Charts and diagrams as code
Start

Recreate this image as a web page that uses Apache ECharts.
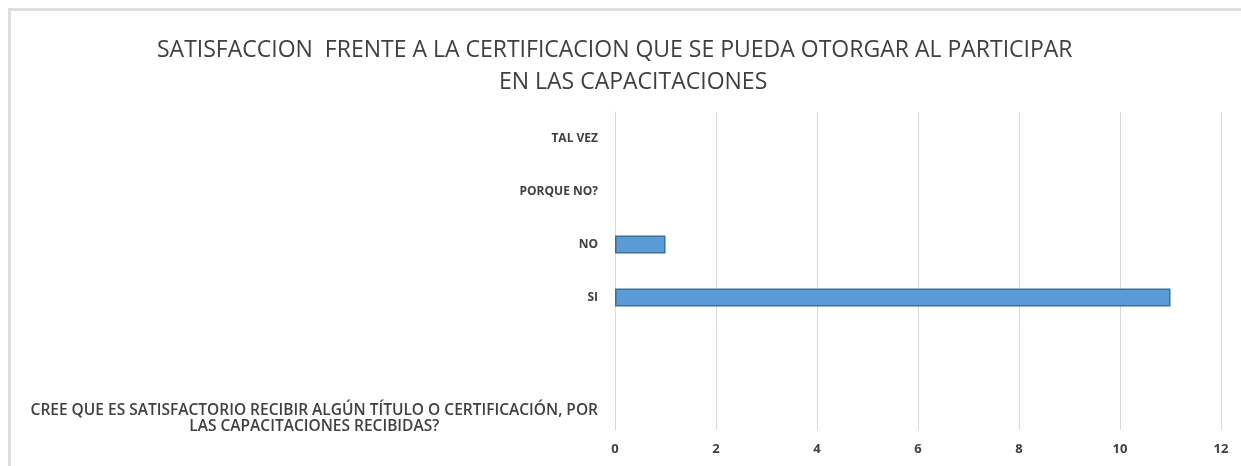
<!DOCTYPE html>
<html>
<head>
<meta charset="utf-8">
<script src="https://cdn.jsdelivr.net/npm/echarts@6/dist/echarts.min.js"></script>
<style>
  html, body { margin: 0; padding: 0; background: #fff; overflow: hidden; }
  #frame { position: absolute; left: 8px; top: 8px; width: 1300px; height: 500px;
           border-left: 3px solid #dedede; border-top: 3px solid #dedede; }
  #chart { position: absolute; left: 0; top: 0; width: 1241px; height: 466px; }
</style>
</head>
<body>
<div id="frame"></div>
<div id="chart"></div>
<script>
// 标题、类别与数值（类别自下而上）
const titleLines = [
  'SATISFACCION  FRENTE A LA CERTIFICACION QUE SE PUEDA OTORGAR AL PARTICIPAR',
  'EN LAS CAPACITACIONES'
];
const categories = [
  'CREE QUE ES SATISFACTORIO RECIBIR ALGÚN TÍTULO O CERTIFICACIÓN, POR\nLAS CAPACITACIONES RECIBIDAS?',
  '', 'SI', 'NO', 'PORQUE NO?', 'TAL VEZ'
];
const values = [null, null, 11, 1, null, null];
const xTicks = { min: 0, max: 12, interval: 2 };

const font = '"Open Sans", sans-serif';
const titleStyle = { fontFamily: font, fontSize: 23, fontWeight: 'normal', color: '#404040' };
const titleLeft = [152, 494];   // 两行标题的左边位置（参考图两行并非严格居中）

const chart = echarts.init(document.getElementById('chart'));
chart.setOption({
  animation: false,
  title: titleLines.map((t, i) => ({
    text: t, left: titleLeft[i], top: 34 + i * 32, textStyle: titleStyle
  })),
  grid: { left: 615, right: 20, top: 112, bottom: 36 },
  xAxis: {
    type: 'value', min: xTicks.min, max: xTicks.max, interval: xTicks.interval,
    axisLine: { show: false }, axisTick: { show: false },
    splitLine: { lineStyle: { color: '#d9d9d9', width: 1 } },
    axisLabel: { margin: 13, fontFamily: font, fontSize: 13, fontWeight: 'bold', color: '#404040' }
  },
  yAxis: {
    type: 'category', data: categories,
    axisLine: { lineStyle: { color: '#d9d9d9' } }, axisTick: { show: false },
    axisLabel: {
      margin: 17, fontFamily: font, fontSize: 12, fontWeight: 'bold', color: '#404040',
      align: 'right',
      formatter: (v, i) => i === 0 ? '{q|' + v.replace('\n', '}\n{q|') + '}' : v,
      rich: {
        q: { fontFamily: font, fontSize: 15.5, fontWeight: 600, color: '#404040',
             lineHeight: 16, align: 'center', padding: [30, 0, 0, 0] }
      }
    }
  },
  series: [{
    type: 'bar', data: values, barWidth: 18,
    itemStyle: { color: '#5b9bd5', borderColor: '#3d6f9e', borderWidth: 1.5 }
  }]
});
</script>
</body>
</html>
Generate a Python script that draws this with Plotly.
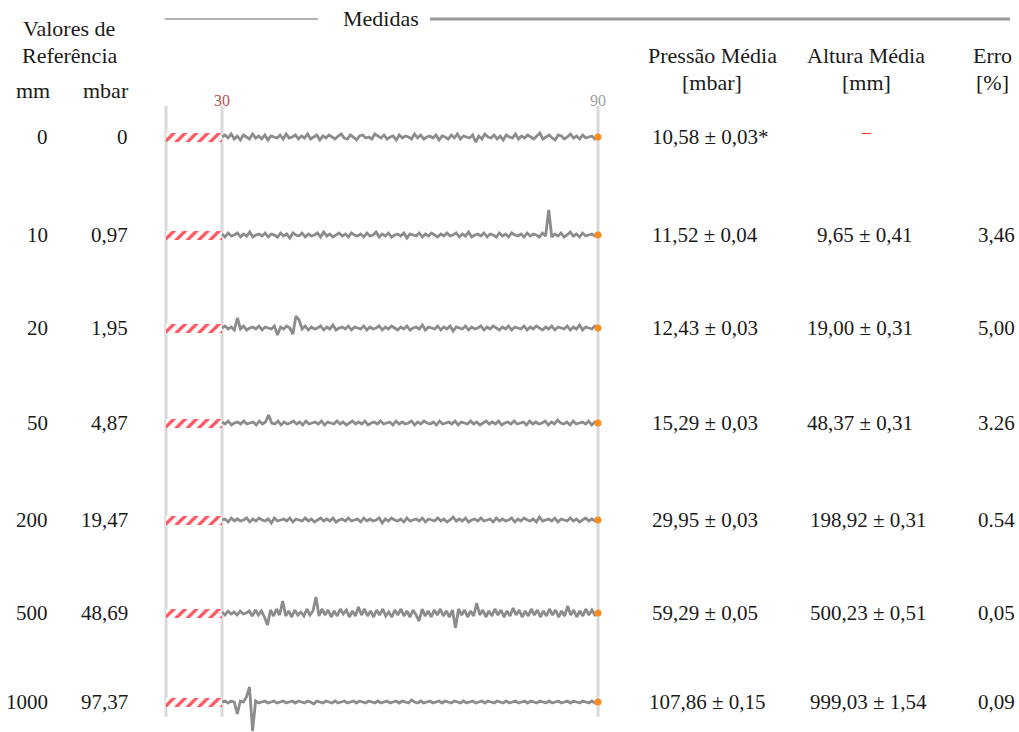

End

### WORK TO DO:
Only the lines from the start of the material through the line containing "const titleLeft = [152, 494];" should be transcribed. Pictures stay out.

### RESPONSE TO THIS EXERCISE:
Recreate this image as a web page that uses Apache ECharts.
<!DOCTYPE html>
<html>
<head>
<meta charset="utf-8">
<script src="https://cdn.jsdelivr.net/npm/echarts@6/dist/echarts.min.js"></script>
<style>
  html, body { margin: 0; padding: 0; background: #fff; overflow: hidden; }
  #frame { position: absolute; left: 8px; top: 8px; width: 1300px; height: 500px;
           border-left: 3px solid #dedede; border-top: 3px solid #dedede; }
  #chart { position: absolute; left: 0; top: 0; width: 1241px; height: 466px; }
</style>
</head>
<body>
<div id="frame"></div>
<div id="chart"></div>
<script>
// 标题、类别与数值（类别自下而上）
const titleLines = [
  'SATISFACCION  FRENTE A LA CERTIFICACION QUE SE PUEDA OTORGAR AL PARTICIPAR',
  'EN LAS CAPACITACIONES'
];
const categories = [
  'CREE QUE ES SATISFACTORIO RECIBIR ALGÚN TÍTULO O CERTIFICACIÓN, POR\nLAS CAPACITACIONES RECIBIDAS?',
  '', 'SI', 'NO', 'PORQUE NO?', 'TAL VEZ'
];
const values = [null, null, 11, 1, null, null];
const xTicks = { min: 0, max: 12, interval: 2 };

const font = '"Open Sans", sans-serif';
const titleStyle = { fontFamily: font, fontSize: 23, fontWeight: 'normal', color: '#404040' };
const titleLeft = [152, 494];   // 两行标题的左边位置（参考图两行并非严格居中）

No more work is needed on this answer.